Sunday, June 21, 2015

This girl on Florianska Street in Krakow, Poland—this girl is loving something. Swooning behind her heavy, lidded eyes. Creating—or recreating—an embrace. What is happening inside her platinum head? Can she ever really tell us?

Love looks like many things. Love takes a fraction of a second to say and a library's worth of fine books to partly parse. In Kissing in America, Margo Rabb's poetry-riveted novel for young adults, love presents and perpetuates itself in ways both surprising and true.

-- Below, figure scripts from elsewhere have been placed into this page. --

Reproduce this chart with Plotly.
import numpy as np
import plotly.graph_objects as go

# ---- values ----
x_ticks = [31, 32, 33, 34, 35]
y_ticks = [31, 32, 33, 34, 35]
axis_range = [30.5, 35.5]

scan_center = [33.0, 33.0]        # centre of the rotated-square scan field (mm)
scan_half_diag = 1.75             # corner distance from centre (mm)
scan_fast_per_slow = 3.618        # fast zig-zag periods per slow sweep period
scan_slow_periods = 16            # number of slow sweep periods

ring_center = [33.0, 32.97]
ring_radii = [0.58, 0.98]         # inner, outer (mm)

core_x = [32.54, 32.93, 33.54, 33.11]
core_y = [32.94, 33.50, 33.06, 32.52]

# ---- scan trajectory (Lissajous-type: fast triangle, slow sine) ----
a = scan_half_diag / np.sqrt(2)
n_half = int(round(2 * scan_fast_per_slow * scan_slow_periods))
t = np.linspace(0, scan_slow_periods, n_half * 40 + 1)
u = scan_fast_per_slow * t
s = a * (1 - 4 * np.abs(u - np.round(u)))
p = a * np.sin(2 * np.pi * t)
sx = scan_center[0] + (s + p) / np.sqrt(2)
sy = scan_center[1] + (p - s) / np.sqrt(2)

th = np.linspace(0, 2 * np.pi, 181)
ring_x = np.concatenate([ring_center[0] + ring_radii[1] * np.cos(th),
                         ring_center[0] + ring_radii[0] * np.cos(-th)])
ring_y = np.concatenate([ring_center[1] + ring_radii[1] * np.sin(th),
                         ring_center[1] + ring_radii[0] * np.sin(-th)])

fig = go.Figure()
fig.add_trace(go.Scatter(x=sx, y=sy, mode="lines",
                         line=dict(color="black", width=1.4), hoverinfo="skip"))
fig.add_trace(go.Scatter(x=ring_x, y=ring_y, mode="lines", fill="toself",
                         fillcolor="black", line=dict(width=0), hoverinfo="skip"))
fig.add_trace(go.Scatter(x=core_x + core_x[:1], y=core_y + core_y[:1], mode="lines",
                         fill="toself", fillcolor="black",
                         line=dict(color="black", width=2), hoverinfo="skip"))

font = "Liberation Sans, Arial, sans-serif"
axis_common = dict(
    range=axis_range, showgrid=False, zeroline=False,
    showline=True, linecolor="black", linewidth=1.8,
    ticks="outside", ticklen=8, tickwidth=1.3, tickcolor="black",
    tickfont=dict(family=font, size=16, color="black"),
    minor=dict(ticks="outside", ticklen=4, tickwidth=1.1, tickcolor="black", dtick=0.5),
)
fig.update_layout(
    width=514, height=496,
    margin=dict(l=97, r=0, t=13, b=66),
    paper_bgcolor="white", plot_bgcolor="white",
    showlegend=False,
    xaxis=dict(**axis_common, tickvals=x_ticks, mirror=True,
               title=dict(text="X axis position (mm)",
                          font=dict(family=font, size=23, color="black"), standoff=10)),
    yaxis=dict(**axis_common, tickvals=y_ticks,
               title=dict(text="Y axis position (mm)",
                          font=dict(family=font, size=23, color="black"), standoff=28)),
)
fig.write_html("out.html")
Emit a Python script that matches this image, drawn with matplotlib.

We think, as we begin, that we are setting out on a journey that will unite the perfect boy with the perfect girl, which is to say two young people whose personal tragedies and imperfections make them deliciously right for one another. Eva, an east coaster, is mourning the loss of her father and the emotional distance of her mother. Will has moved out west to escape his own mother's bankruptcy—and to try to overcome the estrangement with his father. With her genius friend, Eva concocts a scheme that will deliver her to Will's west-coast doorstep. What happens next will teach her lessons she could not have foreseen.

It is a winsome, winning tale—full of Margo's trademark humor and linguistic dignity. It is a story of nuance, of character shades, of a heart pattering and yearning, of a mind settling into a truth. How do we love, and how do we grieve?

Kissing in America is a romance of ideas.